Quote:
Originally Posted by RightinNYC And all of this assumes that "the whole" is the same at one institution as it is at another. While it might very well be true that for high school, across the whole, homework is necessary for people to do well, at some schools and in some programs, it's absolutely not. |
These studies and panels are conducted cross University, so it takes in the data from many a University. There are tiers to this, like Ivy League pretty much the only retards you have in there are the bluebloods getting a ride on their daddy's name. But the vast majority of the students there are hard workers and thus don't have the same demographics of a state University. But the student bodies across the normal state Universities remains pretty uniform from one University to the next.
Quote:
Originally Posted by RightinNYC This would be true except for the fact that as I explained, many schools do eschew the use of homework in the way you're referring to it. The fact that many places do do this signifies that they don't think it's negatively affecting their graduation rate. I personally have been far more motivated to do outside work and learn in classes where the professor was engaged and interested in discussions as opposed to classes where the prof just assigned homework to be turned in and graded.
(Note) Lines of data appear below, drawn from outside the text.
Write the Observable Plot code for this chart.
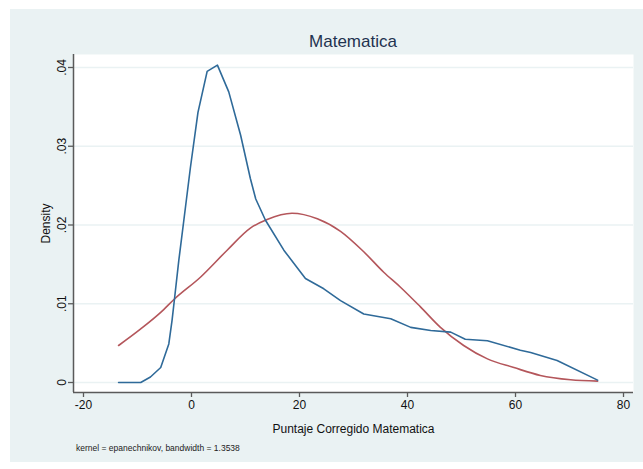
<!DOCTYPE html>
<html>
<head>
<meta charset="utf-8">
<script src="https://cdn.jsdelivr.net/npm/d3@7"></script>
<script src="https://cdn.jsdelivr.net/npm/@observablehq/plot@0.6"></script>
<style>
  html, body { margin: 0; padding: 0; background: #ffffff; }
  body { width: 643px; height: 469px; position: relative; overflow: hidden; font-family: "Liberation Sans", Arial, sans-serif; }
  #card { position: absolute; left: 10px; top: 9px; width: 633px; height: 453px; background: #eaf2f3; }
  #title { height: 45px; box-sizing: border-box; padding: 23px 10px 0 63px; line-height: 20px; font-size: 17px; text-align: center; color: #1f3350; }
  #chart svg { display: block; }
  #note { padding: 5px 0 0 66px; line-height: 10px; font-size: 8.5px; color: #222; }
</style>
</head>
<body>
<div id="card">
  <div id="title">Matematica</div>
  <div id="chart"></div>
  <div id="note">kernel = epanechnikov, bandwidth = 1.3538</div>
</div>
<script>
// Tick positions and labels
const xTicks = [-20, 0, 20, 40, 60, 80];
const yTicks = [0, 0.01, 0.02, 0.03, 0.04];
const yTickLabels = ["0", ".01", ".02", ".03", ".04"];

// Kernel density (blue)
const kdeX = [-13.5, -11.5, -9.4, -7.6, -5.7, -4.2, -3.6, -3.15, -2.35, -1.4, -0.2, 1.2, 2.9, 4.8, 6.9, 9.1, 10.9, 11.9, 13.7, 17.1, 21.1, 24.5, 27.6, 31.9, 36.9, 40.6, 44.3, 48, 50.7, 54.8, 60.9, 62.8, 67.7, 75.2];
const kdeY = [0, 0, 0, 0.0007, 0.0019, 0.0049, 0.0079, 0.0106, 0.0155, 0.0207, 0.0273, 0.0343, 0.0395, 0.0403, 0.0369, 0.0314, 0.0259, 0.0233, 0.0206, 0.0168, 0.0132, 0.0119, 0.0104, 0.0087, 0.0081, 0.0070, 0.0066, 0.0064, 0.0055, 0.0053, 0.0041, 0.0038, 0.0028, 0.0003];

// Normal density (red)
const normX = [-13.5, -9.4, -5.7, -3.15, 1.7, 6.6, 10.9, 14.0, 18.6, 23.3, 27.6, 31.9, 35.6, 38.7, 42.4, 46.1, 50.4, 54.8, 59.7, 64.6, 70.2, 75.2];
const normY = [0.0047, 0.0068, 0.0089, 0.0106, 0.0134, 0.0168, 0.0196, 0.0207, 0.0215, 0.0208, 0.0192, 0.0166, 0.0140, 0.0121, 0.0096, 0.0070, 0.0047, 0.0030, 0.0019, 0.0009, 0.00035, 0.00017];

const xDomain = [-21.85, 81.85];
const yDomain = [-0.00127, 0.04165];

const kde = kdeX.map((x, i) => ({x, y: kdeY[i]}));
const norm = normX.map((x, i) => ({x, y: normY[i]}));

const axisColor = "#5a5a5a";

const chart = Plot.plot({
  width: 633,
  height: 384,
  marginLeft: 63,
  marginRight: 10,
  marginTop: 0,
  marginBottom: 46,
  style: { background: "transparent", fontFamily: "Liberation Sans, Arial, sans-serif", color: "#111" },
  x: { domain: xDomain },
  y: { domain: yDomain },
  marks: [
    Plot.frame({ fill: "#ffffff", stroke: "none" }),
    Plot.gridY(yTicks, { stroke: "#eaf2f3", strokeOpacity: 1, strokeWidth: 1.6 }),
    Plot.line(norm, { x: "x", y: "y", stroke: "#b4565b", strokeWidth: 1.6, curve: "monotone-x" }),
    Plot.line(kde, { x: "x", y: "y", stroke: "#2f6a99", strokeWidth: 1.6, curve: "linear" }),
    Plot.ruleX([xDomain[0]], { stroke: axisColor, strokeWidth: 1.5 }),
    Plot.ruleY([yDomain[0]], { stroke: axisColor, strokeWidth: 1.5 }),
    Plot.axisX(xTicks, {
      tickSize: 5, tickPadding: 3, fontSize: 12, stroke: axisColor, strokeWidth: 1.3,
      tickFormat: (d) => String(d),
      label: "Puntaje Corregido Matematica", labelAnchor: "center", labelArrow: "none", labelOffset: 40
    }),
    Plot.axisY(yTicks, {
      tickSize: 5, tickPadding: 3, fontSize: 12, stroke: axisColor, strokeWidth: 1.3,
      tickFormat: (d) => yTickLabels[yTicks.indexOf(d)],
      tickRotate: -90, textAnchor: "middle", lineAnchor: "bottom",
      label: "Density", labelAnchor: "center", labelArrow: "none", labelOffset: 32
    })
  ]
});
document.getElementById("chart").appendChild(chart);
</script>
</body>
</html>
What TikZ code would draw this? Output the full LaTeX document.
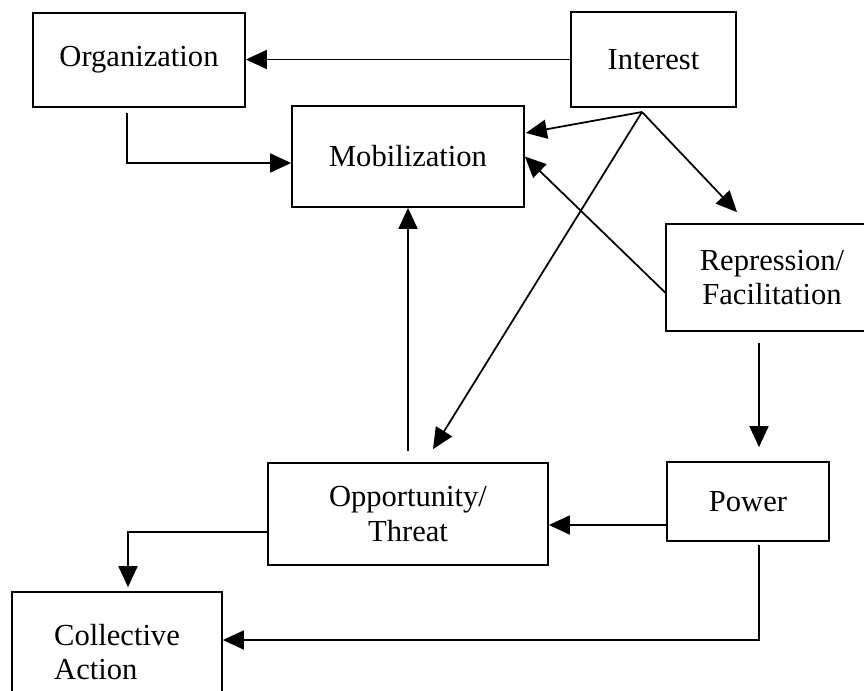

I can tell you that I don't know of a single law school that assigns homework - the law always has and always will be taught through the socratic method and suggested reading. None of the PhD Politics or History programs my friends are in have "homework." My girlfriend's med school doesn't have "homework."
If no homework = failure like you claim, I very much doubt that these programs would operate this way. |
Is that why we have so many crappy lawyers? Damn...maybe I took the wrong route, sounds like what you're doing is a piece of cake compared to what I'm doing now. Well I guess them's the breaks of pursuing hard science.